County Administrator Mark Taylor wrote in an email that the county does not plan to eliminate any of the activities at the Marshall Center, though some could be relocated. The exact area that would be leased has not been finalized, but Taylor did note that “no change to the Snow Library … is contemplated.”

Taylor said the county is considering the lease to help pay for new offices, noting the Department of Social Services is in “dire need” of more space. The county could build a complex for less than half the cost of renovating the Marshall Center to expand office space there, he said.

Taylor said he needs to “pursue more creative strategies to generate revenue” after residents voted against a 2014 bond referendum that would have let the county borrow money for improvements to government facilities. The school has offered to pay what he called a “market-rate rent.”

Brown said the Marshall Center is better suited for a school than St.
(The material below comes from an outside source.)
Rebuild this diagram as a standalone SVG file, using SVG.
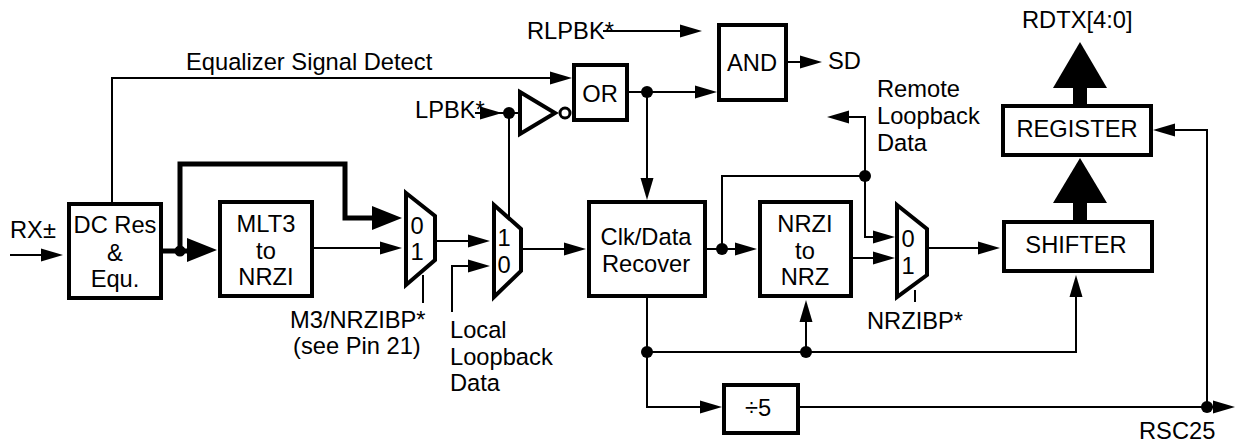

Michael’s campus, which he said was initially envisioned as an athletic complex for Fredericksburg Christian School. “We would have the ability, I think, to grow,” he said.

He said the lease is still under negotiation.

The center is named in honor of former Spotsylvania Supervisor Emmitt Marshall and his late father, Solon. Marshall recently spoke out against the proposal at a supervisors meeting, saying a lot of long-time residents do not want their old school rented out.

The Marshall Center is not limited to sedentary activities. It also hosts ballroom dancing lessons and pickleball, which is part tennis, part pingpong.

Three times a week, anywhere from six to 22 pickleball players compete at the facility’s gym, where blue paint peels from the cinder-block walls and an industrial fan acts as the air-conditioner. Players, armed with wooden paddles, smack a perforated plastic ball over a net.

Spotsylvania resident Ron Lunardini, 69, launched the pickleball program there four years ago, saying the Marshall Center has since developed a reputation for the highest level of play in the Fredericksburg region. One couple drove from Henrico County to play Wednesday, paying $4 each.

“I think it’s a feather in Spotsy parks and recreation’s cap to think their facility is regarded highly enough that folks would travel for the competition,” Lunardini said.

Brown said the Catholic school’s lease would probably include the gym, but that pickleball players had nothing to worry about. They could “100 percent continue” using the space, he said.

For Massey, the Marshall Center is a reason to leave the house for several hours every Monday and Wednesday. She and a few other old-timers play rummy and talk, whether it be about something in the newspaper or their memories at the old school.

Something always gets them laughing, she said.

“I can go in there and feel down in the dumps, and I come out of there feeling like a different person,” Massey said.